The gyroelongated pentagonal cupola is one of the 92 Johnson solids (J24). It consists of 5+5+5+10 triangles, 5 squares, 1 pentagon, and 1 decagon. It can be constructed by attaching a decagonal antiprism to the decagonal base of the pentagonal cupola.
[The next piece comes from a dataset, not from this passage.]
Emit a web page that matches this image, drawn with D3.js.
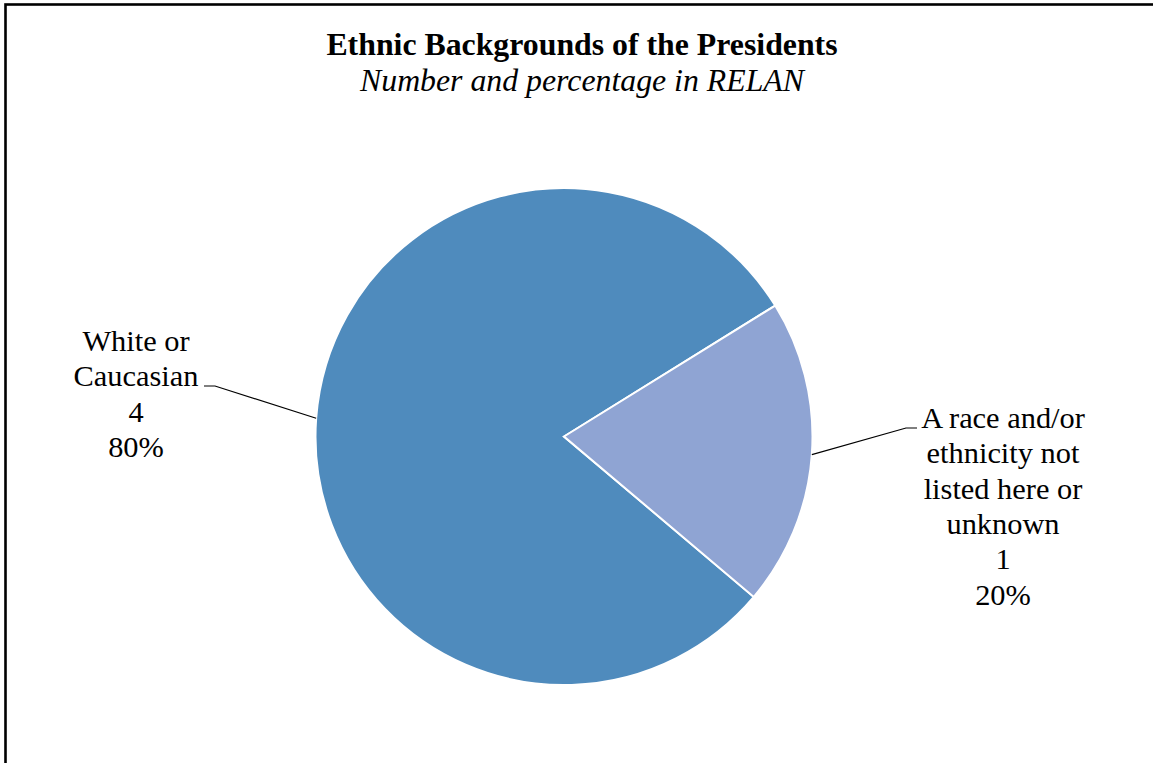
<!DOCTYPE html>
<html>
<head>
<meta charset="utf-8">
<script src="https://cdn.jsdelivr.net/npm/d3@7"></script>
<style>
  html, body { margin: 0; padding: 0; background: #fff; }
  svg { display: block; }
</style>
</head>
<body>
<svg id="chart" width="1153" height="763"></svg>
<script>
// ---- Data ----
const categories = ["White or Caucasian", "A race and/or ethnicity not listed here or unknown"];
const values = [4, 1];
const labelLines = [
  ["White or", "Caucasian", "4", "80%"],
  ["A race and/or", "ethnicity not", "listed here or", "unknown", "1", "20%"]
];
const colors = ["#4F8BBD", "#8FA4D3"];
const title = "Ethnic Backgrounds of the Presidents";
const subtitle = "Number and percentage in RELAN";

// ---- Layout ----
const svg = d3.select("#chart");
const W = 1153, H = 763;
const cx = 564, cy = 436.5, R = 248.5;
const serif = "'Liberation Serif', 'Times New Roman', serif";

svg.append("rect")
  .attr("x", 5.5).attr("y", 4.5)
  .attr("width", W + 20).attr("height", H + 20)
  .attr("fill", "#fff").attr("stroke", "#000").attr("stroke-width", 2.6);

svg.append("text")
  .attr("x", 582).attr("y", 55)
  .attr("text-anchor", "middle")
  .attr("font-family", serif)
  .attr("font-weight", "bold").attr("font-size", 31.8)
  .text(title);

svg.append("text")
  .attr("x", 582).attr("y", 91)
  .attr("text-anchor", "middle")
  .attr("font-family", serif)
  .attr("font-style", "italic").attr("font-size", 31.8)
  .text(subtitle);

const startDeg = 130.2;
const pie = d3.pie().sort(null).value(d => d)
  .startAngle(startDeg * Math.PI / 180)
  .endAngle((startDeg + 360) * Math.PI / 180);
const arcs = pie(values);
const arc = d3.arc().innerRadius(0).outerRadius(R);

const g = svg.append("g").attr("transform", `translate(${cx},${cy})`);
g.selectAll("path").data(arcs).join("path")
  .attr("d", arc)
  .attr("fill", (d, i) => colors[i])
  .attr("stroke", "#fff").attr("stroke-width", 2);

// ---- Labels with leader lines ----
const labelPos = [
  { x: 136, y: 351, elbow: [215, 386], end: [204, 386] },
  { x: 1003, y: 428, elbow: [906, 428], end: [917, 428] }
];
const lineH = 35.3;

arcs.forEach((a, i) => {
  const p = labelPos[i];
  const ang = (a.startAngle + a.endAngle) / 2;
  const ax = cx + R * Math.sin(ang);
  const ay = cy - R * Math.cos(ang);
  svg.append("polyline")
    .attr("points", [[ax, ay], p.elbow, p.end].map(q => q.join(",")).join(" "))
    .attr("fill", "none").attr("stroke", "#000").attr("stroke-width", 1.2);

  const t = svg.append("text")
    .attr("text-anchor", "middle")
    .attr("font-family", serif)
    .attr("font-size", 30.4)
    .attr("fill", "#000");
  labelLines[i].forEach((ln, k) => {
    t.append("tspan").attr("x", p.x).attr("y", p.y + k * lineH).text(ln);
  });
});
</script>
</body>
</html>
If a second cupola is attached to the other decagonal base of the antiprism, the result is the gyroelongated pentagonal bicupola.

## Vertex coordinates

A gyroelongated pentagonal cupola of edge length 1 has the following vertices:

• ${\displaystyle \left(±\frac12,\,-\sqrt{\frac{5+2\sqrt5}{20}},\,\sqrt{\frac{5-\sqrt5}{10}}+H\right),}$
• ${\displaystyle \left(±\frac{1+\sqrt5}{4},\,\sqrt{\frac{5-\sqrt5}{40}},\,\sqrt{\frac{5-\sqrt5}{10}}+H\right),}$
• ${\displaystyle \left(0,\,\sqrt{\frac{5+\sqrt5}{10}},\,\sqrt{\frac{5-\sqrt5}{10}}+H\right),}$
• ${\displaystyle \left(±\frac12,\,±\frac{\sqrt{5+2\sqrt5}}2,\,H\right),}$
• ${\displaystyle \left(±\frac{3+\sqrt5}4,\,±\sqrt{\frac{5+\sqrt5}8},\,H\right),}$
• ${\displaystyle \left(±\frac{1+\sqrt5}2,\,0,\,H\right),}$
• ${\displaystyle \left(±\frac{\sqrt{5+2\sqrt5}}2,\,±\frac12,\,-H\right),}$
• ${\displaystyle \left(±\sqrt{\frac{5+\sqrt5}8},\,±\frac{3+\sqrt5}4,\,-H\right),}$
• ${\displaystyle \left(0,\,±\frac{1+\sqrt5}2,\,-H\right),}$

where H = ${\displaystyle \sqrt{\frac{-4-2\sqrt5+\sqrt{50+22\sqrt{5}}}8}}$is the distance between the decagonal antiprism's center and the center of one of its bases.